How an Italian startup is bringing magic to children's hospital appointments
An Italian startup has come up with a way to help children fight their fears of dentists, injections, and other medical procedures - through magic.
"We want to help children see magic in places where it's difficult to do so," says Alberto Piras, CEO and founder of Brave Potions.
Even as an adult, Piras admits feeling nervous about hospitals and syringes in particular, and he didn't want to pass his fears on to his son. He and his team at the small startup have created an app which aims to entertain and reassure children visiting dentists and hospitals, through games and characters including medical magician Dr Potion.
"I got the idea when I saw a picture on Facebook where intravenous drips had been turned into superhero packs," Piras tells The Local. "That was a one-off project in a children's cancer ward in Brazil, and I wondered if anyone had thought of using the same method to help children get over other fears."
In 2015, he took part in the Innovaction Camp, a summer initiative close to Rome which helps would-be innovators develop their ideas into working prototypes. There he met Federico Simionato, an app developer, and within five days they had created both a complete idea for a project and a pitch.
"When we ended up winning the competition - after five days and some sleepless nights - we realized the project could have a future," Piras says. "Initially, we wanted to produce simple covers to decorate medical instruments with superheroes, but the project has evolved and now, using a mix of physical and digital products, we have created a magic adventure for children!"
The most difficult moment for the entrepreneur came when faced with the decision of whether to focus on Brave Potions full time. "It meant having to leave my job, my home and my city for the second time to dedicate myself to a great, but fragile dream," he says - but he took the leap.
When approaching hospitals with the idea, it took a long time to make contact and even longer to get a decision on whether they'd be able to use the service, due to form-filling and low funds.
Piras decided to start targeting private dentists, who were able to make quick decisions on whether or not to buy the service, and it is now used in numerous dental practices and hospital wards around the country.

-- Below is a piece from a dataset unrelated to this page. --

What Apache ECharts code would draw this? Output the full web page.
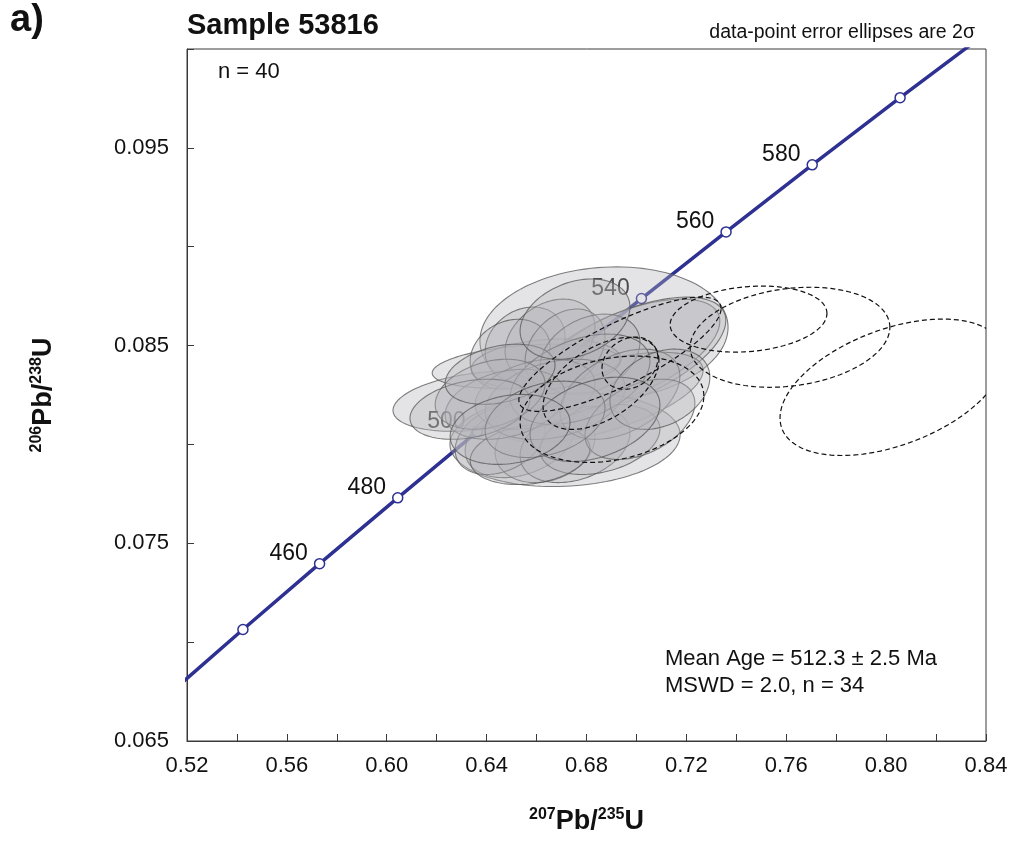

Children using the app are introduced to its superhero characters and by watching cartoons and playing games, they learn how medical instruments use magic to transform them into these characters. After each visit, dentists or nurses can give their patients 'Power Cards' which are used to unlock extra experiences in the game.
"One nurse told us about a regular patient, who was three and a half years old and often had to give blood samples," says Piras. "The little girl had always cried, but the day she saw the image of our fairy [on the app] she looked at the nurse and smiled. And when she asked her to give her an arm to take the sample, she gave her both arms."